The present updating model further suggests that subtle signs of disembodiment might be observed for real body parts when there is no multisensory updating. Evidence for such disembodiment has been reported in the literature, for example, in terms of a reduced temperature of the hidden real hand during the rubber-hand illusion (Folegatti et al., 2009; Moseley et al., 2008; Tieri et al., 2017). Questionnaire data and phenomenological assessments also support the idea that a newly embodied limb may at times fully replace its original counterpart (Kannape et al., 2019; Kilteni, Normand, Sanchez-Vives, & Slater, 2012; Lane et al., 2017; Lewis & Lloyd, 2010; Longo et al., 2009; Valenzuela Moguillansky et al., 2013). In situations in which there is no salient alternative, however, body representations have been shown to be highly persistent as suggested by experiences of phantom limbs in patients after amputation (Flor et al., 1995; Ramachandran et al., 1995).

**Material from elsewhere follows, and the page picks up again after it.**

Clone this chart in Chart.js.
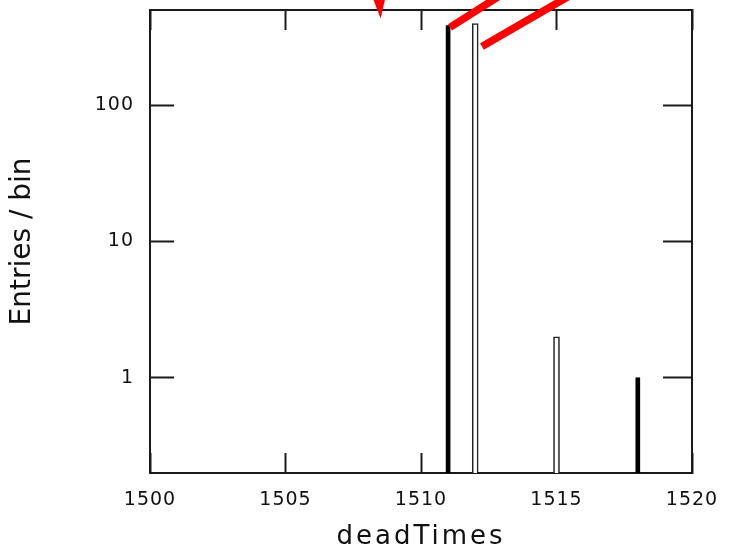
<!DOCTYPE html>
<html>
<head>
<meta charset="utf-8">
<script src="https://cdn.jsdelivr.net/npm/chart.js@4.4.1/dist/chart.umd.min.js"></script>
<style>
html,body{margin:0;padding:0;background:#fff;}
#wrap{width:729px;height:550px;position:relative;}
</style>
</head>
<body>
<div id="wrap"><canvas id="c"></canvas></div>
<script>
// ---- data ----
const filledBins = [1511, 1518];
const filledCounts = [384, 1];
const outlineBins = [1512, 1515];
const outlineCounts = [398, 2];
const xTickValues = [1500, 1505, 1510, 1515, 1520];
const xTickLabels = ['1500', '1505', '1510', '1515', '1520'];
const yTickValues = [1, 10, 100];
const yTickLabels = ['1', '10', '100'];
const xRange = [1500, 1520];
const yRange = [0.2, 500];
const xTitle = 'deadTimes';
const yTitle = 'Entries / bin';

// red hand-drawn annotation marks, in data coordinates (x, y)
const redStrokes = [
  [[1511.07, 373], [1513.1, 673]],
  [[1512.25, 270], [1515.7, 673]]
];
const redHead = [[1508.21, 620], [1508.69, 620], [1508.51, 434]];

const ink = '#1a1a1a';
Chart.defaults.font.family = "'DejaVu Sans', 'Liberation Sans', sans-serif";
Chart.defaults.color = '#111';

const textSpacing = {
  id: 'textSpacing',
  beforeDraw(chart) {
    chart.ctx.letterSpacing = '1px';
    [['x', '3px'], ['y', '0px']].forEach(([id, sp]) => {
      const s = chart.scales[id];
      if (s && !s.__wrapped) {
        const orig = s.drawTitle;
        s.drawTitle = function (...args) {
          const c = this.ctx; const prev = c.letterSpacing;
          c.letterSpacing = sp; orig.apply(this, args); c.letterSpacing = prev;
        };
        s.__wrapped = true;
      }
    });
  }
};

const redMarks = {
  id: 'redMarks',
  afterDraw(chart) {
    const { ctx } = chart; const x = chart.scales.x; const y = chart.scales.y;
    ctx.save();
    ctx.strokeStyle = '#ff0000'; ctx.fillStyle = '#ff0000';
    ctx.lineWidth = 7.5; ctx.lineCap = 'butt';
    redStrokes.forEach(seg => {
      ctx.beginPath();
      ctx.moveTo(x.getPixelForValue(seg[0][0]), y.getPixelForValue(seg[0][1]));
      ctx.lineTo(x.getPixelForValue(seg[1][0]), y.getPixelForValue(seg[1][1]));
      ctx.stroke();
    });
    ctx.beginPath();
    redHead.forEach((p, i) => {
      const px = x.getPixelForValue(p[0]), py = y.getPixelForValue(p[1]);
      if (i === 0) ctx.moveTo(px, py); else ctx.lineTo(px, py);
    });
    ctx.closePath(); ctx.fill();
    ctx.restore();
  }
};

const tickFont = { size: 19, lineHeight: 1.2 };
function setTicks(values) { return s => { s.ticks = values.map(v => ({ value: v })); }; }
function fitTo(dim, size) {
  return s => {
    s[dim] = size;
    s.paddingTop = 0; s.paddingBottom = 0; s.paddingLeft = 0; s.paddingRight = 0;
  };
}

new Chart(document.getElementById('c'), {
  type: 'bar',
  data: {
    datasets: [
      {
        label: 'filled',
        data: filledBins.map((b, i) => ({ x: b, y: filledCounts[i] })),
        backgroundColor: '#000', borderWidth: 0,
        barThickness: 4, grouped: false
      },
      {
        label: 'outline',
        data: outlineBins.map((b, i) => ({ x: b, y: outlineCounts[i] })),
        backgroundColor: '#fff', borderColor: '#222', borderWidth: 1.6,
        barThickness: 6, grouped: false
      }
    ]
  },
  options: {
    responsive: true, maintainAspectRatio: false, animation: false, devicePixelRatio: 1,
    layout: { padding: { top: 10, right: 37, left: 0, bottom: 0 } },
    plugins: { legend: { display: false }, tooltip: { enabled: false } },
    scales: {
      x: {
        type: 'linear', position: 'bottom', min: xRange[0], max: xRange[1], bounds: 'data', offset: false,
        afterBuildTicks: setTicks(xTickValues),
        afterFit: fitTo('height', 77),
        ticks: { font: tickFont, color: '#111', padding: 36, maxRotation: 0, autoSkip: false,
                 callback: (v, i) => xTickLabels[i] },
        grid: { offset: false, drawOnChartArea: false, drawTicks: true, tickLength: -20, tickWidth: 2, tickColor: ink },
        border: { display: true, color: ink, width: 2 },
        title: { display: true, text: xTitle, font: { size: 26, lineHeight: 1 }, color: '#111',
                 padding: { top: 0, bottom: 0 } }
      },
      x2: {
        type: 'linear', position: 'top', min: xRange[0], max: xRange[1], bounds: 'data', offset: false,
        afterBuildTicks: setTicks(xTickValues),
        afterFit: fitTo('height', 0),
        ticks: { display: false },
        grid: { offset: false, drawOnChartArea: false, drawTicks: true, tickLength: -20, tickWidth: 2, tickColor: ink },
        border: { display: true, color: ink, width: 2 }
      },
      y: {
        type: 'logarithmic', position: 'left', min: yRange[0], max: yRange[1], bounds: 'data',
        afterBuildTicks: setTicks(yTickValues),
        afterFit: fitTo('width', 150),
        ticks: { font: tickFont, color: '#111', padding: 40, autoSkip: false,
                 callback: (v, i) => yTickLabels[i] },
        grid: { drawOnChartArea: false, drawTicks: true, tickLength: -24, tickWidth: 2, tickColor: ink },
        border: { display: true, color: ink, width: 2 },
        title: { display: true, text: yTitle, font: { size: 28, lineHeight: 1.2 }, color: '#111',
                 padding: { top: 6, bottom: 0 } }
      },
      y2: {
        type: 'logarithmic', position: 'right', min: yRange[0], max: yRange[1], bounds: 'data',
        afterBuildTicks: setTicks(yTickValues),
        afterFit: fitTo('width', 0),
        ticks: { display: false },
        grid: { drawOnChartArea: false, drawTicks: true, tickLength: -29, tickWidth: 2, tickColor: ink },
        border: { display: true, color: ink, width: 2 }
      }
    }
  },
  plugins: [textSpacing, redMarks]
});
</script>
</body>
</html>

It thus seems as if the updating model mainly applies to situations in which a new entity has just been incorporated in the body representation. It is an interesting and relevant question how much experience it takes to integrate an alien body part firmly into the body representation so that it stands the test of time more steadily than the newly integrated body parts as studied in the present experiment.

Finally, the present focus on newly embodied entities also comes with implications for designing human-machine interfaces in virtual and augmented reality scenarios. Embodiment is closely related to immersion and presence in virtual environments (Jung & Hughes, 2016; Tanaka, Nakanishi, & Ishiguro, 2015; Waltemate, Gall, Roth, Botsch, & Latoschik, 2018), and these phenomena are usually what educational programs or game companies aim to achieve in their outlets. Our data indicate that in order for embodiment not to fade, users must be provided with an opportunity to continuously revalidate their body representation, for instance by being able to move the virtual hand or by other means of detecting matching visual and tactile information. Additionally, our results indicate that even a single instance of meaningful visuo-tactile discrepancy has an immediate and profound impact on subjective embodiment. It still stands to question, however, how easily a limb that has been rejected in that manner is reintegrated into the body representation if synchronous feedback is reinstated. Exploring such re-integration will not only advance current theories on body representations but will also provide applied potential for therapeutic approaches to loss of ownership in clinical conditions such as asomatognosia and somatoparaphrenia (Giummarra, Gibson, Georgiou-Karistianis, & Bradshaw, 2008).